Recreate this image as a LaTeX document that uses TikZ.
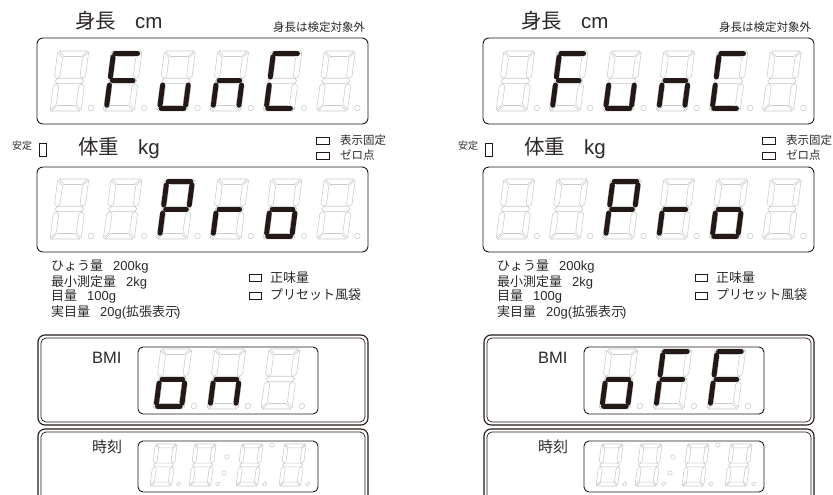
\documentclass[tikz,border=0pt]{standalone}
\usepackage{fontspec}
\setmainfont{Liberation Sans}
\newfontfamily\jp{Noto Sans CJK JP}
\definecolor{ghostgray}{RGB}{200,201,202}
\definecolor{segblack}{RGB}{35,24,21}
\definecolor{txtc}{RGB}{45,40,40}
\newcommand{\fbig}{\fontsize{20.5}{24}\selectfont}
\newcommand{\fmid}{\fontsize{13}{15}\selectfont}
\newcommand{\fnote}{\fontsize{11.5}{13}\selectfont}
\newcommand{\fsmall}{\fontsize{10}{12}\selectfont}
% outline of one segment of a 7-segment digit (a..g)
\newcommand{\segpath}[2]{%
  \if a#2\path[#1] (1.2,60) -- (29.8,60) -- (24.3,54.5) -- (6.7,54.5) -- cycle;\fi
  \if b#2\path[#1] (31,58.8) -- (25.5,53.3) -- (25.5,35.15) -- (28.25,32.4) -- (31,35.15) -- cycle;\fi
  \if c#2\path[#1] (31,1.2) -- (25.5,6.7) -- (25.5,24.85) -- (28.25,27.6) -- (31,24.85) -- cycle;\fi
  \if d#2\path[#1] (1.2,0) -- (29.8,0) -- (24.3,5.5) -- (6.7,5.5) -- cycle;\fi
  \if e#2\path[#1] (0,1.2) -- (5.5,6.7) -- (5.5,24.85) -- (2.75,27.6) -- (0,24.85) -- cycle;\fi
  \if f#2\path[#1] (0,58.8) -- (5.5,53.3) -- (5.5,35.15) -- (2.75,32.4) -- (0,35.15) -- cycle;\fi
  \if g#2\path[#1] (1.2,30) -- (3.95,32.75) -- (27.05,32.75) -- (29.8,30) -- (27.05,27.25) -- (3.95,27.25) -- cycle;\fi
}
% lit bar of a segment
\newcommand{\segbar}[2]{%
  \if a#2\path[#1] (4.2,57.2) -- (26.8,57.2);\fi
  \if b#2\path[#1] (28.3,54.2) -- (28.3,34);\fi
  \if c#2\path[#1] (28.3,26) -- (28.3,5.8);\fi
  \if d#2\path[#1] (4.2,2.8) -- (26.8,2.8);\fi
  \if e#2\path[#1] (2.7,26) -- (2.7,5.8);\fi
  \if f#2\path[#1] (2.7,54.2) -- (2.7,34);\fi
  \if g#2\path[#1] (5.2,30) -- (25.8,30);\fi
}
\tikzset{
  seg ghost/.style={draw=ghostgray, line width=0.55pt, line join=round},
  seg lit/.style={draw=segblack, line width=5pt, line cap=round},
  sevenseg/.pic={
    \foreach \s in {a,b,c,d,e,f,g} {\segpath{seg ghost}{\s}}
    \foreach \s in {#1} {\segbar{seg lit}{\s}}
    \path[seg ghost] (40.5,3) circle (2.8);
  }
}
\begin{document}
\begin{tikzpicture}[x=1pt,y=1pt,
  lbl/.style={inner sep=0pt, anchor=west, text=txtc},
  panel/.style={draw=segblack, line width=0.9pt, rounded corners=6pt},
  frame/.style={draw=segblack, line width=1.1pt, rounded corners=7pt},
  inframe/.style={draw=segblack, line width=0.7pt, rounded corners=5pt},
  lamp/.style={draw=segblack, line width=0.8pt},
  digit/.style={xslant=0.13},
  clock/.style={xslant=0.13, scale=0.7}]
\useasboundingbox (0,0) rectangle (833,-495);
\clip (0,0) rectangle (833,-495);

\foreach \dx in {0,446} {
\begin{scope}[shift={(\dx,0)}]
  % height
  \node[lbl, font=\fbig] (hgt\dx) at (75,-21) {{\jp 身長}\hspace{19pt}cm};
  \node[lbl, font=\fnote] (hgtnote\dx) at (273,-27) {\jp 身長は検定対象外};
  \draw[panel] (37,-38) rectangle (368,-124);
  \pic[digit] at (50,-111) {sevenseg=x};
  \pic[digit] at (103.3,-111) {sevenseg={a,e,f,g}};
  \pic[digit] at (156.6,-111) {sevenseg={c,d,e}};
  \pic[digit] at (209.9,-111) {sevenseg={c,e,g}};
  \pic[digit] at (263.2,-111) {sevenseg={a,d,e,f}};
  \pic[digit] at (316.5,-111) {sevenseg=x};

  % weight
  \node[lbl, font=\fsmall] (stab\dx) at (12,-146) {\jp 安定};
  \draw[lamp] (39,-143) rectangle (46,-156);
  \node[lbl, font=\fbig] (wgt\dx) at (78,-148) {{\jp 体重}\hspace{19pt}kg};
  \draw[lamp] (316,-137) rectangle (329,-144);
  \node[lbl, font=\fnote] (hold\dx) at (340,-140) {\jp 表示固定};
  \draw[lamp] (316,-152) rectangle (329,-159);
  \node[lbl, font=\fnote] (zero\dx) at (340,-155) {\jp ゼロ点};
  \draw[panel] (37,-167) rectangle (368,-252);
  \pic[digit] at (50,-239) {sevenseg=x};
  \pic[digit] at (103.3,-239) {sevenseg=x};
  \pic[digit] at (156.6,-239) {sevenseg={a,b,e,f,g}};
  \pic[digit] at (209.9,-239) {sevenseg={e,g}};
  \pic[digit] at (263.2,-239) {sevenseg={c,d,e,g}};
  \pic[digit] at (316.5,-239) {sevenseg=x};

  % specs
  \node[lbl, font=\fmid] (cap\dx) at (51,-267) {{\jp ひょう量}\hspace{10pt}200kg};
  \node[lbl, font=\fmid] (minw\dx) at (51,-282) {{\jp 最小測定量}\hspace{10pt}2kg};
  \node[lbl, font=\fmid] (div\dx) at (51,-297) {{\jp 目量}\hspace{10pt}100g};
  \node[lbl, font=\fmid] (act\dx) at (51,-312) {{\jp 実目量}\hspace{10pt}20g({\jp 拡張表示}\kern-2pt)};
  \draw[lamp] (249,-274) rectangle (261,-281);
  \node[lbl, font=\fmid] (net\dx) at (270,-278) {\jp 正味量};
  \draw[lamp] (249,-292) rectangle (261,-299);
  \node[lbl, font=\fmid] (tare\dx) at (270,-295) {\jp プリセット風袋};

  % BMI
  \draw[frame] (38,-335) rectangle (368,-425);
  \draw[inframe] (41,-338) rectangle (365,-422);
  \node[lbl, font=\fontsize{16.5}{18}\selectfont] (bmi\dx) at (92,-358) {BMI};
  \draw[panel, rounded corners=5pt] (138,-347) rectangle (318,-414);

  % clock
  \draw[frame] (38,-429) rectangle (368,-540);
  \draw[inframe] (41,-432) rectangle (365,-540);
  \node[lbl, font=\fontsize{15}{18}\selectfont] (clk\dx) at (92,-447) {\jp 時刻};
  \draw[panel, rounded corners=5pt] (138,-441) rectangle (318,-492);
  \pic[clock] at (150,-486) {sevenseg=x};
  \pic[clock] at (189,-486) {sevenseg=x};
  \pic[clock] at (236,-486) {sevenseg=x};
  \pic[clock] at (279,-486) {sevenseg=x};
  \draw[seg ghost] (227,-457) circle (2.2) (224,-473) circle (2.2) (272,-445) circle (2.2);
\end{scope}
}

% BMI readings
\pic[digit] at (153,-409) {sevenseg={c,d,e,g}};
\pic[digit] at (207,-409) {sevenseg={c,e,g}};
\pic[digit] at (261,-409) {sevenseg=x};
\pic[digit] at (599,-409) {sevenseg={c,d,e,g}};
\pic[digit] at (653,-409) {sevenseg={a,e,f,g}};
\pic[digit] at (707,-409) {sevenseg={a,e,f,g}};
\end{tikzpicture}
\end{document}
************
▶ **Requirements**
Reproduce the data verbatim. Do not carry any picture into the copy.

▶ **Worked solution**
Recreate this image as a LaTeX document that uses TikZ.
\documentclass[tikz,border=0pt]{standalone}
\usepackage{fontspec}
\setmainfont{Liberation Sans}
\newfontfamily\jp{Noto Sans CJK JP}
\definecolor{ghostgray}{RGB}{200,201,202}
\definecolor{segblack}{RGB}{35,24,21}
\definecolor{txtc}{RGB}{45,40,40}
\newcommand{\fbig}{\fontsize{20.5}{24}\selectfont}
\newcommand{\fmid}{\fontsize{13}{15}\selectfont}
\newcommand{\fnote}{\fontsize{11.5}{13}\selectfont}
\newcommand{\fsmall}{\fontsize{10}{12}\selectfont}
% outline of one segment of a 7-segment digit (a..g)
\newcommand{\segpath}[2]{%
  \if a#2\path[#1] (1.2,60) -- (29.8,60) -- (24.3,54.5) -- (6.7,54.5) -- cycle;\fi
  \if b#2\path[#1] (31,58.8) -- (25.5,53.3) -- (25.5,35.15) -- (28.25,32.4) -- (31,35.15) -- cycle;\fi
  \if c#2\path[#1] (31,1.2) -- (25.5,6.7) -- (25.5,24.85) -- (28.25,27.6) -- (31,24.85) -- cycle;\fi
  \if d#2\path[#1] (1.2,0) -- (29.8,0) -- (24.3,5.5) -- (6.7,5.5) -- cycle;\fi
  \if e#2\path[#1] (0,1.2) -- (5.5,6.7) -- (5.5,24.85) -- (2.75,27.6) -- (0,24.85) -- cycle;\fi
  \if f#2\path[#1] (0,58.8) -- (5.5,53.3) -- (5.5,35.15) -- (2.75,32.4) -- (0,35.15) -- cycle;\fi
  \if g#2\path[#1] (1.2,30) -- (3.95,32.75) -- (27.05,32.75) -- (29.8,30) -- (27.05,27.25) -- (3.95,27.25) -- cycle;\fi
}
% lit bar of a segment
\newcommand{\segbar}[2]{%
  \if a#2\path[#1] (4.2,57.2) -- (26.8,57.2);\fi
  \if b#2\path[#1] (28.3,54.2) -- (28.3,34);\fi
  \if c#2\path[#1] (28.3,26) -- (28.3,5.8);\fi
  \if d#2\path[#1] (4.2,2.8) -- (26.8,2.8);\fi
  \if e#2\path[#1] (2.7,26) -- (2.7,5.8);\fi
  \if f#2\path[#1] (2.7,54.2) -- (2.7,34);\fi
  \if g#2\path[#1] (5.2,30) -- (25.8,30);\fi
}
\tikzset{
  seg ghost/.style={draw=ghostgray, line width=0.55pt, line join=round},
  seg lit/.style={draw=segblack, line width=5pt, line cap=round},
  sevenseg/.pic={
    \foreach \s in {a,b,c,d,e,f,g} {\segpath{seg ghost}{\s}}
    \foreach \s in {#1} {\segbar{seg lit}{\s}}
    \path[seg ghost] (40.5,3) circle (2.8);
  }
}
\begin{document}
\begin{tikzpicture}[x=1pt,y=1pt,
  lbl/.style={inner sep=0pt, anchor=west, text=txtc},
  panel/.style={draw=segblack, line width=0.9pt, rounded corners=6pt},
  frame/.style={draw=segblack, line width=1.1pt, rounded corners=7pt},
  inframe/.style={draw=segblack, line width=0.7pt, rounded corners=5pt},
  lamp/.style={draw=segblack, line width=0.8pt},
  digit/.style={xslant=0.13},
  clock/.style={xslant=0.13, scale=0.7}]
\useasboundingbox (0,0) rectangle (833,-495);
\clip (0,0) rectangle (833,-495);

\foreach \dx in {0,446} {
\begin{scope}[shift={(\dx,0)}]
  % height
  \node[lbl, font=\fbig] (hgt\dx) at (75,-21) {{\jp 身長}\hspace{19pt}cm};
  \node[lbl, font=\fnote] (hgtnote\dx) at (273,-27) {\jp 身長は検定対象外};
  \draw[panel] (37,-38) rectangle (368,-124);
  \pic[digit] at (50,-111) {sevenseg=x};
  \pic[digit] at (103.3,-111) {sevenseg={a,e,f,g}};
  \pic[digit] at (156.6,-111) {sevenseg={c,d,e}};
  \pic[digit] at (209.9,-111) {sevenseg={c,e,g}};
  \pic[digit] at (263.2,-111) {sevenseg={a,d,e,f}};
  \pic[digit] at (316.5,-111) {sevenseg=x};

  % weight
  \node[lbl, font=\fsmall] (stab\dx) at (12,-146) {\jp 安定};
  \draw[lamp] (39,-143) rectangle (46,-156);
  \node[lbl, font=\fbig] (wgt\dx) at (78,-148) {{\jp 体重}\hspace{19pt}kg};
  \draw[lamp] (316,-137) rectangle (329,-144);
  \node[lbl, font=\fnote] (hold\dx) at (340,-140) {\jp 表示固定};
  \draw[lamp] (316,-152) rectangle (329,-159);
  \node[lbl, font=\fnote] (zero\dx) at (340,-155) {\jp ゼロ点};
  \draw[panel] (37,-167) rectangle (368,-252);
  \pic[digit] at (50,-239) {sevenseg=x};
  \pic[digit] at (103.3,-239) {sevenseg=x};
  \pic[digit] at (156.6,-239) {sevenseg={a,b,e,f,g}};
  \pic[digit] at (209.9,-239) {sevenseg={e,g}};
  \pic[digit] at (263.2,-239) {sevenseg={c,d,e,g}};
  \pic[digit] at (316.5,-239) {sevenseg=x};

  % specs
  \node[lbl, font=\fmid] (cap\dx) at (51,-267) {{\jp ひょう量}\hspace{10pt}200kg};
  \node[lbl, font=\fmid] (minw\dx) at (51,-282) {{\jp 最小測定量}\hspace{10pt}2kg};
  \node[lbl, font=\fmid] (div\dx) at (51,-297) {{\jp 目量}\hspace{10pt}100g};
  \node[lbl, font=\fmid] (act\dx) at (51,-312) {{\jp 実目量}\hspace{10pt}20g({\jp 拡張表示}\kern-2pt)};
  \draw[lamp] (249,-274) rectangle (261,-281);
  \node[lbl, font=\fmid] (net\dx) at (270,-278) {\jp 正味量};
  \draw[lamp] (249,-292) rectangle (261,-299);
  \node[lbl, font=\fmid] (tare\dx) at (270,-295) {\jp プリセット風袋};

  % BMI
  \draw[frame] (38,-335) rectangle (368,-425);
  \draw[inframe] (41,-338) rectangle (365,-422);
  \node[lbl, font=\fontsize{16.5}{18}\selectfont] (bmi\dx) at (92,-358) {BMI};
  \draw[panel, rounded corners=5pt] (138,-347) rectangle (318,-414);

  % clock
  \draw[frame] (38,-429) rectangle (368,-540);
  \draw[inframe] (41,-432) rectangle (365,-540);
  \node[lbl, font=\fontsize{15}{18}\selectfont] (clk\dx) at (92,-447) {\jp 時刻};
  \draw[panel, rounded corners=5pt] (138,-441) rectangle (318,-492);
  \pic[clock] at (150,-486) {sevenseg=x};
  \pic[clock] at (189,-486) {sevenseg=x};
  \pic[clock] at (236,-486) {sevenseg=x};
  \pic[clock] at (279,-486) {sevenseg=x};
  \draw[seg ghost] (227,-457) circle (2.2) (224,-473) circle (2.2) (272,-445) circle (2.2);
\end{scope}
}

% BMI readings
\pic[digit] at (153,-409) {sevenseg={c,d,e,g}};
\pic[digit] at (207,-409) {sevenseg={c,e,g}};
\pic[digit] at (261,-409) {sevenseg=x};
\pic[digit] at (599,-409) {sevenseg={c,d,e,g}};
\pic[digit] at (653,-409) {sevenseg={a,e,f,g}};
\pic[digit] at (707,-409) {sevenseg={a,e,f,g}};
\end{tikzpicture}
\end{document}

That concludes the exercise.